Ausführlich kam der Hauptreferent des Studientages auch auf den Religions-Dialog mit dem Islam zu sprechen. Wohin sich diese Weltreligion entwickeln wird, kann nicht eindeutig vorher gesagt werden. Aber auch der Islam steht unausweichlich im Spannungsfeld zwischen Tradition und Moderne. Im Gespräch mit den Muslimen sind Christen aufgefordert, für das einzustehen, was sie als wertvoll und „heilig“ erachten. Sie müssen sich aber auch eingestehen, dass die in den Menschenrechten verbriefte „Sakralisierung des Individuums“ von vielen Gesellschaften in Afrika oder Asien nicht geteilt wird.

Lebensstil Christsein

In seinem abschließenden Impulsvortrag über die Zukunft der Religion und die neue Frage nach Gott kam Röser ausführlich auf den „Lebensstil Christsein“ zur Sprache, indem er fragend feststellte: „Sind es womöglich doch die Christen, die die Kraft haben, im Widerspruch gegen die neuheidnische Selbstverwirklichungskultur und deren Anspruchsdenken die Gesellschaft aus der „Egoismusfalle“ zu befreien?“ Bezüglich der vielerorts konstatierten Glaubenskrise unserer Zeit gab Röser zu bedenken, ob Theologie und Lehramt vielleicht „zu viel“ über Gott wissen. Im Rückgriff auf Traditionen der „negativen Theologie“ müssten die Christen eine feine Empfindsamkeit dafür entwickeln, „dass Gott eben nicht ist, wie wir meinen, dass er sei.“ Eine Rückkehr zu religiöser und theologischer Bescheidenheit sei angesagt.

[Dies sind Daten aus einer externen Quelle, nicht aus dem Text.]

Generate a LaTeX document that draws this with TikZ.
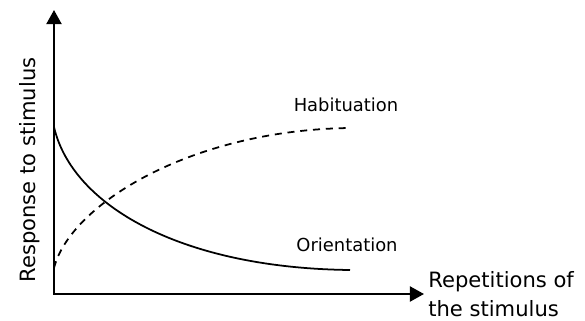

Alltägliche Grenzerfahrungen

Auch Koreferenten kamen zu Wort: Hochschulpfarrer Hans Peter Premur sprach über die Herausforderungen im Umgang mit Fremden, und der Villacher Krankenhausseelsorger Marjan Schuster brachte seine Grenzerfahrungen zum Thema Lebensanfang bzw. Lebensende in das Plenum ein. Der von Bischofsvikar Olaf Colerus-Geldern initiierte Studientag soll im kommenden Jahr eine Fortsetzung finden.